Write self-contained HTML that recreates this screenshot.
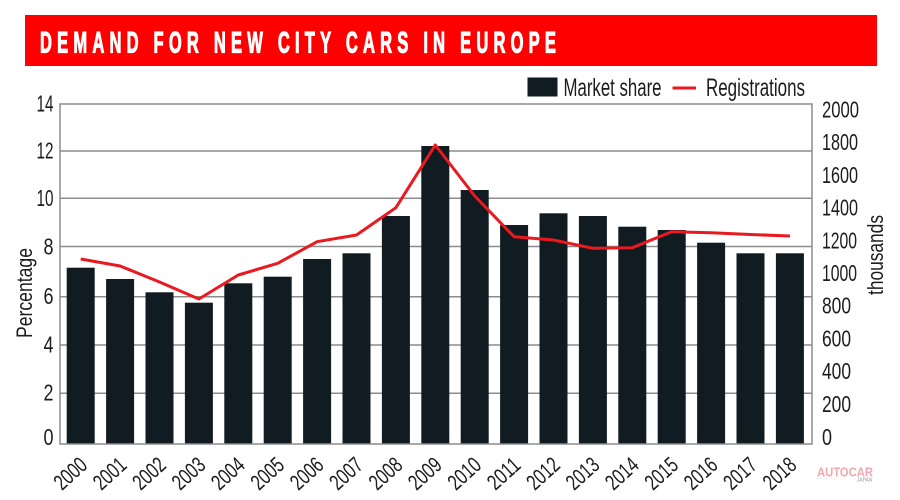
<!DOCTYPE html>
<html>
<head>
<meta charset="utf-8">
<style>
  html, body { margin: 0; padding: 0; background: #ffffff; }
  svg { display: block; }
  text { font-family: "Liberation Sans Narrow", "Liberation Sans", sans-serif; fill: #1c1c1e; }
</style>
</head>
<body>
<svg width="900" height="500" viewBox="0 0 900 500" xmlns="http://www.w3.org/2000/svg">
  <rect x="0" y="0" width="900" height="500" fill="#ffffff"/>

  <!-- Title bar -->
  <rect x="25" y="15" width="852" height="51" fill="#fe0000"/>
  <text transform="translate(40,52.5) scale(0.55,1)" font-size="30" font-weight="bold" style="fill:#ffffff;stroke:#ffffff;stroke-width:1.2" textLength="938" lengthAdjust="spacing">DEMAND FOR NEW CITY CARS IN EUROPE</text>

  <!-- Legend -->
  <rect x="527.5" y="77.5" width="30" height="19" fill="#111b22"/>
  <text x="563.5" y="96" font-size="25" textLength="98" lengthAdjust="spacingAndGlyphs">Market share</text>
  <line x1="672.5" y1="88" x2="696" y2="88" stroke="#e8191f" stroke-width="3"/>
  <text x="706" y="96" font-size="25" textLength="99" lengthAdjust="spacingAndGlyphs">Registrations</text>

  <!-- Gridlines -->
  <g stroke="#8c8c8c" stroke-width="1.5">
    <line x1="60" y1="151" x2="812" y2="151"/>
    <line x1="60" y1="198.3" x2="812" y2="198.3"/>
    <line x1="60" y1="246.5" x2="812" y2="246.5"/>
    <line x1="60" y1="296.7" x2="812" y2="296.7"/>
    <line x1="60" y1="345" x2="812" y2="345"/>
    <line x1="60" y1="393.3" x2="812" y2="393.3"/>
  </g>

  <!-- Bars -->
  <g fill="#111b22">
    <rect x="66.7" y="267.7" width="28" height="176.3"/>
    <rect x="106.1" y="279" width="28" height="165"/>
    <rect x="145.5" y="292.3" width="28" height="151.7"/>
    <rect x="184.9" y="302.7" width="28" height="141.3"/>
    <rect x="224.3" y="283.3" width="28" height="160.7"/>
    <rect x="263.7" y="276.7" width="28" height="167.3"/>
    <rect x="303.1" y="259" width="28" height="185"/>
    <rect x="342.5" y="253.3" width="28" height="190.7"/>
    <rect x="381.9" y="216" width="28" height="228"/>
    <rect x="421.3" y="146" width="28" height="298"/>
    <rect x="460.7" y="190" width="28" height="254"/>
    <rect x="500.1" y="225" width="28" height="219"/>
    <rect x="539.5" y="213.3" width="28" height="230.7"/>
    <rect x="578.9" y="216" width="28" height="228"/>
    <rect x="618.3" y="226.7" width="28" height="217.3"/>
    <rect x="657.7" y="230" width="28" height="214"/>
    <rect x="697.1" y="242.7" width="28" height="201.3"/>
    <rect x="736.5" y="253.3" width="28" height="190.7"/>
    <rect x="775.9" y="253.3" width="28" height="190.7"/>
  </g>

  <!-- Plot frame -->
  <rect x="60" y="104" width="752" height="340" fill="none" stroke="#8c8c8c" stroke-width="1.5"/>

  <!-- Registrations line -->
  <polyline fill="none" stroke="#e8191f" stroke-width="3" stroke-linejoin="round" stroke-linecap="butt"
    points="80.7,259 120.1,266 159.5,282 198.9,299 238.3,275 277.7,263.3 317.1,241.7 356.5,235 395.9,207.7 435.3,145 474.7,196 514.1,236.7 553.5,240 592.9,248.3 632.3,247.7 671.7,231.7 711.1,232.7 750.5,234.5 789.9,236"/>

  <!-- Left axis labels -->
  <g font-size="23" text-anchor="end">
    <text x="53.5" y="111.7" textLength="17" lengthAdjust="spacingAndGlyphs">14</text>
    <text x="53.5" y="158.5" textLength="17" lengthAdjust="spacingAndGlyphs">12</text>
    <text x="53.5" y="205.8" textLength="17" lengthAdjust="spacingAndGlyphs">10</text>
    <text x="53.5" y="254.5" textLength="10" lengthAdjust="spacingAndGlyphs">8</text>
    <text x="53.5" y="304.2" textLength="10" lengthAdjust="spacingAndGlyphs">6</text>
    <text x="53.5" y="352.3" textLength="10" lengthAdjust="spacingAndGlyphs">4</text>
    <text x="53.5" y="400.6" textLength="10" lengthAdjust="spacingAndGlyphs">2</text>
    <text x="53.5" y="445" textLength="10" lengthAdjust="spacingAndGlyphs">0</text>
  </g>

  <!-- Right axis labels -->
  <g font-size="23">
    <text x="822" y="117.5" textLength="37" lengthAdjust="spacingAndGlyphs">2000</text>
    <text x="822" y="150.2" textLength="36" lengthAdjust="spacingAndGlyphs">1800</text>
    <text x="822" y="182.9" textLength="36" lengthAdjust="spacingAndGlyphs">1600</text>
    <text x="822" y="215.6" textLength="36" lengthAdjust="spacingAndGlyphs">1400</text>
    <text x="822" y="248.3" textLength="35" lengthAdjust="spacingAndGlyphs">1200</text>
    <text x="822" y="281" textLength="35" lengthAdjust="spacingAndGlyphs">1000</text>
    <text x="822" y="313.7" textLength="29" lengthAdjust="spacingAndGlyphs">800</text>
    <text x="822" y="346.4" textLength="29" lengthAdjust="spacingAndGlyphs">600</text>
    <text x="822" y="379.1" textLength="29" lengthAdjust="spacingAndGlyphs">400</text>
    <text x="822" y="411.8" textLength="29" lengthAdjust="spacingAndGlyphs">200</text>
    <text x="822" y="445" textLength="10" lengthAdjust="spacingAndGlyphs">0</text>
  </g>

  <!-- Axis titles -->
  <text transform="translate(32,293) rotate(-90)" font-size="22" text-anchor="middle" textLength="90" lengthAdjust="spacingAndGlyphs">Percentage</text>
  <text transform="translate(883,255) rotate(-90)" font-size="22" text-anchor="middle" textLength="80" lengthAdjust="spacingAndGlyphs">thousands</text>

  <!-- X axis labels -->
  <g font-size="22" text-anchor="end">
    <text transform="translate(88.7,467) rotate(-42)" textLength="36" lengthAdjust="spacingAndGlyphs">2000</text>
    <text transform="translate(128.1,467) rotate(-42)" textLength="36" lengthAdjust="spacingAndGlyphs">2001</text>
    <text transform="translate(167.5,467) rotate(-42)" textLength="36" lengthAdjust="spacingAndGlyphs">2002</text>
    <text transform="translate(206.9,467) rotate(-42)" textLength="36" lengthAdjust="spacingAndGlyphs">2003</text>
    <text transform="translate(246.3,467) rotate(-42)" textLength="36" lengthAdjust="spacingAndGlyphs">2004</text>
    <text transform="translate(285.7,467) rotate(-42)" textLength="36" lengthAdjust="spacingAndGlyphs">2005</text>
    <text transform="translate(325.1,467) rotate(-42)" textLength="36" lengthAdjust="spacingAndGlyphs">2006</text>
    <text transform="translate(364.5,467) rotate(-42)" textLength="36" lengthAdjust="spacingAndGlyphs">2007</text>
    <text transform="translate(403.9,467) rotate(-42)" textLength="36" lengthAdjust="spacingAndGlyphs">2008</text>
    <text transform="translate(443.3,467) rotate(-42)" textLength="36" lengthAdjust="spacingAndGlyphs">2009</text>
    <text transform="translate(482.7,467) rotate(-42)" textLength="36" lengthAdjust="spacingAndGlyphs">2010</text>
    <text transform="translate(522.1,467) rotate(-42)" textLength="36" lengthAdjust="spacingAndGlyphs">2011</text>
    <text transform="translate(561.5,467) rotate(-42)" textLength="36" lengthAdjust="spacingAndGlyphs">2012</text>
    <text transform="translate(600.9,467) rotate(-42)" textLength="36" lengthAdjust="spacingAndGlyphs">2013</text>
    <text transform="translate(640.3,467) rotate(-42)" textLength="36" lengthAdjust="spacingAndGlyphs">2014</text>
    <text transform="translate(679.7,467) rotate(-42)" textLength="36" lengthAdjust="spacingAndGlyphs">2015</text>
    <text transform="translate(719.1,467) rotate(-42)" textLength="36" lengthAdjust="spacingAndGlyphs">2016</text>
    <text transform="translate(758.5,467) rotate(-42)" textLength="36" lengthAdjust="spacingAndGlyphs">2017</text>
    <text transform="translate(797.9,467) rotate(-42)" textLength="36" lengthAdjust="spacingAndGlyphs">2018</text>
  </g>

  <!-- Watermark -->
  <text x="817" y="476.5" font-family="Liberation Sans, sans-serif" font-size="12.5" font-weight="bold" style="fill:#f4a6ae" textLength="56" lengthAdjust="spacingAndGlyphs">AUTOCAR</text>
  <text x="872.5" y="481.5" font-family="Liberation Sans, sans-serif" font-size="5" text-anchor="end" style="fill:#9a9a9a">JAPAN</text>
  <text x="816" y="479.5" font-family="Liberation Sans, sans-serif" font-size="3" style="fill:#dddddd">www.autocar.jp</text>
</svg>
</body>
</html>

Description of the task ->
From the opening line of the listing above through the line bearing "CARS IN EUROPE</text>", repeat each line exactly. Drop every picture.

Response ->
Write self-contained HTML that recreates this screenshot.
<!DOCTYPE html>
<html>
<head>
<meta charset="utf-8">
<style>
  html, body { margin: 0; padding: 0; background: #ffffff; }
  svg { display: block; }
  text { font-family: "Liberation Sans Narrow", "Liberation Sans", sans-serif; fill: #1c1c1e; }
</style>
</head>
<body>
<svg width="900" height="500" viewBox="0 0 900 500" xmlns="http://www.w3.org/2000/svg">
  <rect x="0" y="0" width="900" height="500" fill="#ffffff"/>

  <!-- Title bar -->
  <rect x="25" y="15" width="852" height="51" fill="#fe0000"/>
  <text transform="translate(40,52.5) scale(0.55,1)" font-size="30" font-weight="bold" style="fill:#ffffff;stroke:#ffffff;stroke-width:1.2" textLength="938" lengthAdjust="spacing">DEMAND FOR NEW CITY CARS IN EUROPE</text>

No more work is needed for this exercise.